Skvortsova, K., Bertrand, S., Voronov, D., Duckett, P. E., Ross, S. E., Magri, M. S., Maeso, I., Weatheritt, R. J., Gómez Skarmeta, J. L., Arnone, M. I., Escriva, H., & Bogdanovic, O. (2022). Active DNA demethylation of developmental cis-regulatory regions predates vertebrate origins. Science Advances, 8(48):. doi:10.1126/sciadv.abn2258.

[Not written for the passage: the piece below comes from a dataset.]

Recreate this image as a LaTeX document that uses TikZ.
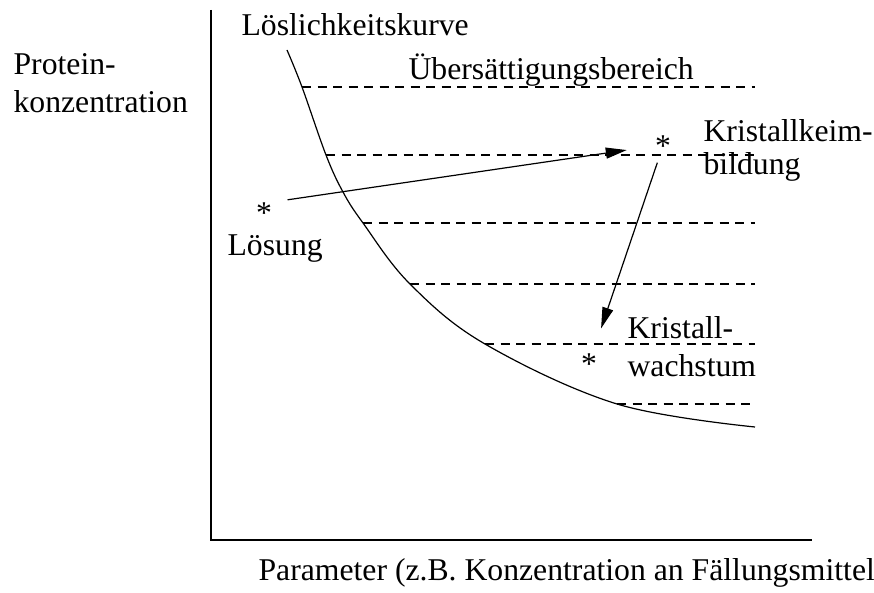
\documentclass[tikz,border=0pt]{standalone}
\usepackage{fontspec}
\setmainfont{Liberation Serif}
\usetikzlibrary{arrows.meta}
\tikzset{
	lbl/.style={inner sep=0pt, anchor=base west, font=\fontsize{15.85}{19}\selectfont},
	stern/.style={inner sep=0pt, font=\fontsize{15.85}{19}\selectfont},
	niveau/.style={dash pattern=on 4.5pt off 3.25pt},
	pfeil/.style={-{Triangle[length=10.5pt,width=5.5pt]}},
}

\begin{document}
\begin{tikzpicture}[x=0.5pt, y=-0.5pt, line width=0.6pt]
		\useasboundingbox (0,0) rectangle (874,593);

		% Achsen
		\draw (211,10) -- (211,540) -- (812,540);

		% Loeslichkeitskurve
		\draw plot[smooth, tension=0.6] coordinates {(287,50) (302,87) (326,155) (343,192) (363,223) (410,284) (485,344) (617,404) (755,427)};

		\foreach \xa/\ya in {302/87, 326/155, 363/223, 410/284, 485/344, 617/404}
			\draw[niveau] (\xa,\ya) -- (755,\ya);

		\node[lbl] (ylab1) at (13,75) {Protein-};
		\node[lbl] (ylab2) at (13,113) {konzentration};
		\node[lbl] (kurve) at (241,36) {Löslichkeitskurve};
		\node[lbl] (uebers) at (408,80) {Übersättigungsbereich};
		\node[lbl] (loesung) at (227,256) {Lösung};
		\node[lbl] (keim1) at (703,142) {Kristallkeim-};
		\node[lbl] (keim2) at (703,175) {bildung};
		\node[lbl] (wachs1) at (627,339) {Kristall-};
		\node[lbl] (wachs2) at (627,377) {wachstum};
		\node[lbl] (xlab) at (258,581) {Parameter (z.B. Konzentration an Fällungsmittel)};

		\node[stern] (s1) at (264,213) {*};
		\node[stern] (s2) at (663,146) {*};
		\node[stern] (s3) at (589,364) {*};

		\draw[pfeil, shorten <=7.6pt, shorten >=14pt] (s1.north east) -- (s2.west);
		\draw[pfeil, shorten <=3pt, shorten >=13pt] (s2) -- (s3);

	\end{tikzpicture}
\end{document}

引用: https://hdl.handle.net/21.11116/0000-000C-DCF3-A
要旨
DNA methylation [5-methylcytosine (5mC)] is a repressive gene-regulatory mark required for vertebrate embryogenesis. Genomic 5mC is tightly regulated through the action of DNA methyltransferases, which deposit 5mC, and ten-eleven translocation (TET) enzymes, which participate in its active removal through the formation of 5-hydroxymethylcytosine (5hmC). TET enzymes are essential for mammalian gastrulation and activation of vertebrate developmental enhancers; however, to date, a clear picture of 5hmC function, abundance, and genomic distribution in nonvertebrate lineages is lacking. By using base-resolution 5mC and 5hmC quantification during sea urchin and lancelet embryogenesis, we shed light on the roles of nonvertebrate 5hmC and TET enzymes. We find that these invertebrate deuterostomes use TET enzymes for targeted demethylation of regulatory regions associated with developmental genes and show that the complement of identified 5hmC-regulated genes is conserved to vertebrates. This work demonstrates that active 5mC removal from regulatory regions is a common feature of deuterostome embryogenesis suggestive of an unexpected deep conservation of a major gene-regulatory module.